TASK DESCRIPTION: Please give back word for word the lines below, from the first one through the one with "import matplotlib.transforms as mtransforms".

ENTRIES SHOWN:
--------------------------------------------------
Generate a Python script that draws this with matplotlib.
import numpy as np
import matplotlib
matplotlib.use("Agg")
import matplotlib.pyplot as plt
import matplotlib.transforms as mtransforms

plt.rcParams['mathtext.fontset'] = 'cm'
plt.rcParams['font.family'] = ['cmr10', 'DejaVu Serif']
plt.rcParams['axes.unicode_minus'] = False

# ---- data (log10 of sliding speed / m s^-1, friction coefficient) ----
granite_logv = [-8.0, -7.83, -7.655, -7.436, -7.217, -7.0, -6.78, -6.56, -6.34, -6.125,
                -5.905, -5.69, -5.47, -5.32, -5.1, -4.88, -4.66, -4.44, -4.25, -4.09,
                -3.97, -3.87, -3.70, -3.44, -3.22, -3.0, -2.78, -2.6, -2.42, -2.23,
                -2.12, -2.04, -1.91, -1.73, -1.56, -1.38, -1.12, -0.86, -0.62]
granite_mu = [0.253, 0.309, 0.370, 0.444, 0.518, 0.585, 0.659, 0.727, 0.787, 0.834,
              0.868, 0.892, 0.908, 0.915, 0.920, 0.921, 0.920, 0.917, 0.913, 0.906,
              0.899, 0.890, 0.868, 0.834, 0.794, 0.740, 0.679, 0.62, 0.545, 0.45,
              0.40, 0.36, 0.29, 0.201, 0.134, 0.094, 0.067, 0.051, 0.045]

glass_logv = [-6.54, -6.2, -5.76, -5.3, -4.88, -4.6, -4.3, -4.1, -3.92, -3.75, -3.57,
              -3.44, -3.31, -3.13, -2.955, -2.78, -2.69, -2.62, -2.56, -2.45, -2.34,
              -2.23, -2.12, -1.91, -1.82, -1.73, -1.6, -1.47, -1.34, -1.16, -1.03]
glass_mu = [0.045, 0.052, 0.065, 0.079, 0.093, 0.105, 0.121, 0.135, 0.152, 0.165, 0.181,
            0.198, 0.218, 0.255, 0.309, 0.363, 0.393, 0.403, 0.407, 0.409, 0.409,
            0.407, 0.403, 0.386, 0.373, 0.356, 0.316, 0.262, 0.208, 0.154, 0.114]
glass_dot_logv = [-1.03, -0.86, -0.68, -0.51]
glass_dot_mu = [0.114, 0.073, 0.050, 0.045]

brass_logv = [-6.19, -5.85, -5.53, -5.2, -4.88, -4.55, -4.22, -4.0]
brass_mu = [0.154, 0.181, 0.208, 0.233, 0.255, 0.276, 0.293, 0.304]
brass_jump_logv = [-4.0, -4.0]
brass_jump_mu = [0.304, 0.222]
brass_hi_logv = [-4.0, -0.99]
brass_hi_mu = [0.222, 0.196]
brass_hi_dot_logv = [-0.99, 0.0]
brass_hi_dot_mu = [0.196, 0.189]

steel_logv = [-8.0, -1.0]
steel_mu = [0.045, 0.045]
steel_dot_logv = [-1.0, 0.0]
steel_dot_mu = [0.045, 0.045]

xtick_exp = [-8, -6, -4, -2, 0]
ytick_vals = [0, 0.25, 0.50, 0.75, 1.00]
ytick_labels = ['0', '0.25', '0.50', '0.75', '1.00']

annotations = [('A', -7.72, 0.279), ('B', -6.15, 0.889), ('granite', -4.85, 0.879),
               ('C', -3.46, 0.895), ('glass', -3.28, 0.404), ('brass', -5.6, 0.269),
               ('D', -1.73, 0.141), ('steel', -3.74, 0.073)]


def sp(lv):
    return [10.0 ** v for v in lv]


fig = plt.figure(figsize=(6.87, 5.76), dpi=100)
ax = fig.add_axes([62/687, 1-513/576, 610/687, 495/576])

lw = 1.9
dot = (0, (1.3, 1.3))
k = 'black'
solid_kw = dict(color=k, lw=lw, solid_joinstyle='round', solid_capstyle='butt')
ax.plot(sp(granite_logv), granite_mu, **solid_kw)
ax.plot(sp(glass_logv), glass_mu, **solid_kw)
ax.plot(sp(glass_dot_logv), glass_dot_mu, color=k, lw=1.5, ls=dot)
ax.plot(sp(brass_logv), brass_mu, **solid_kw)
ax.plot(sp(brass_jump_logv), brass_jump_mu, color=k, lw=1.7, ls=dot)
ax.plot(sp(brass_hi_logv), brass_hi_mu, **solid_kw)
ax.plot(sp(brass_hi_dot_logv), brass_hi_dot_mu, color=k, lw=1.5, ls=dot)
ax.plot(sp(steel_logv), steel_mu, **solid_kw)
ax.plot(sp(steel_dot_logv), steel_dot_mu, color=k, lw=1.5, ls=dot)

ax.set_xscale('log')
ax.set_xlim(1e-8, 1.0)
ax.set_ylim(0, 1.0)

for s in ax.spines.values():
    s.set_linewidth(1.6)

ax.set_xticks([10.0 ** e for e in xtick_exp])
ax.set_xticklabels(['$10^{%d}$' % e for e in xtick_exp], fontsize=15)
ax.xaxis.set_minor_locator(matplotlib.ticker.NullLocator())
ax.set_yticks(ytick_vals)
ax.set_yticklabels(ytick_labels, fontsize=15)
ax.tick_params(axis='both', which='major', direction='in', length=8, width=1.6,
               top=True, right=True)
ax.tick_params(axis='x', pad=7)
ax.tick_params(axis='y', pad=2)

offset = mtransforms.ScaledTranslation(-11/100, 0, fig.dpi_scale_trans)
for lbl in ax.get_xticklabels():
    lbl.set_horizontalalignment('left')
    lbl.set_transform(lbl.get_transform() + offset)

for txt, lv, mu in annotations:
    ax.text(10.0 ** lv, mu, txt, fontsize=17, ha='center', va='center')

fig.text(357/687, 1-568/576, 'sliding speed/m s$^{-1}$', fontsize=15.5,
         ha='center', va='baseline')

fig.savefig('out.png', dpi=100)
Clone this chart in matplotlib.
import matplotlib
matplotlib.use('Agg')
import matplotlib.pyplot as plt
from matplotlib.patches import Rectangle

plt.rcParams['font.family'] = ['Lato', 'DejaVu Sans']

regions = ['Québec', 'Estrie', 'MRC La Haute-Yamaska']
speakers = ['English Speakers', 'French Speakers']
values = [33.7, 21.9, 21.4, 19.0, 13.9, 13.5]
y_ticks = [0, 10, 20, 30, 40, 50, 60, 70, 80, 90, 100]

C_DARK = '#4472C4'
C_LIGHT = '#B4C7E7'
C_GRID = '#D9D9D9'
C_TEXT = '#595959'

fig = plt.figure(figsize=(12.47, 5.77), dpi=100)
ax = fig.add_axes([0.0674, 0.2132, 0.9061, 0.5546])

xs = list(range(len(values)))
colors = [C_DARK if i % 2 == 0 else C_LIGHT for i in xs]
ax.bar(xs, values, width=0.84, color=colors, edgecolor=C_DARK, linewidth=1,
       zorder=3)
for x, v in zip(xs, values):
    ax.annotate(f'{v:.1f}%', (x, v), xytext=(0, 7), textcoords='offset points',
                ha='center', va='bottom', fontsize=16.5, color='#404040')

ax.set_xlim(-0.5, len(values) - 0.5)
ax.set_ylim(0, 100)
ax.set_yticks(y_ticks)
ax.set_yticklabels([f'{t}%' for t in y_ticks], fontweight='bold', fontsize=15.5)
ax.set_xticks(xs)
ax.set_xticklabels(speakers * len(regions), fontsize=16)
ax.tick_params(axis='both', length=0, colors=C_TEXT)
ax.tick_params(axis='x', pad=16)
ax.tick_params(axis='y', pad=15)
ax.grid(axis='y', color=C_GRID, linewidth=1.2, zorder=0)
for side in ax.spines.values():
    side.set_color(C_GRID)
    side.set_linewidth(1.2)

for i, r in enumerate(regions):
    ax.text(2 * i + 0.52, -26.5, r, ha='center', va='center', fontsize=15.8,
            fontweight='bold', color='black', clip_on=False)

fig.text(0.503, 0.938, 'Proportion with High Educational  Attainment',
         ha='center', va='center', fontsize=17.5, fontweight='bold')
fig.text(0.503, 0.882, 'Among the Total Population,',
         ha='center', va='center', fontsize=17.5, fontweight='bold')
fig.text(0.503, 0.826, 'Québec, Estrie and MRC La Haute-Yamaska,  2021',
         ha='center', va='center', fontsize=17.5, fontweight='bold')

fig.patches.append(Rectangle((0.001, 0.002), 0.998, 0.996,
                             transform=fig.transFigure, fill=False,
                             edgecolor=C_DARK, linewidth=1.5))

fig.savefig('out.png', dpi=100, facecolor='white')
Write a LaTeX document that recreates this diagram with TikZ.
--------------------------------------------------
CORRECT RESULT:
Generate a Python script that draws this with matplotlib.
import numpy as np
import matplotlib
matplotlib.use("Agg")
import matplotlib.pyplot as plt
import matplotlib.transforms as mtransforms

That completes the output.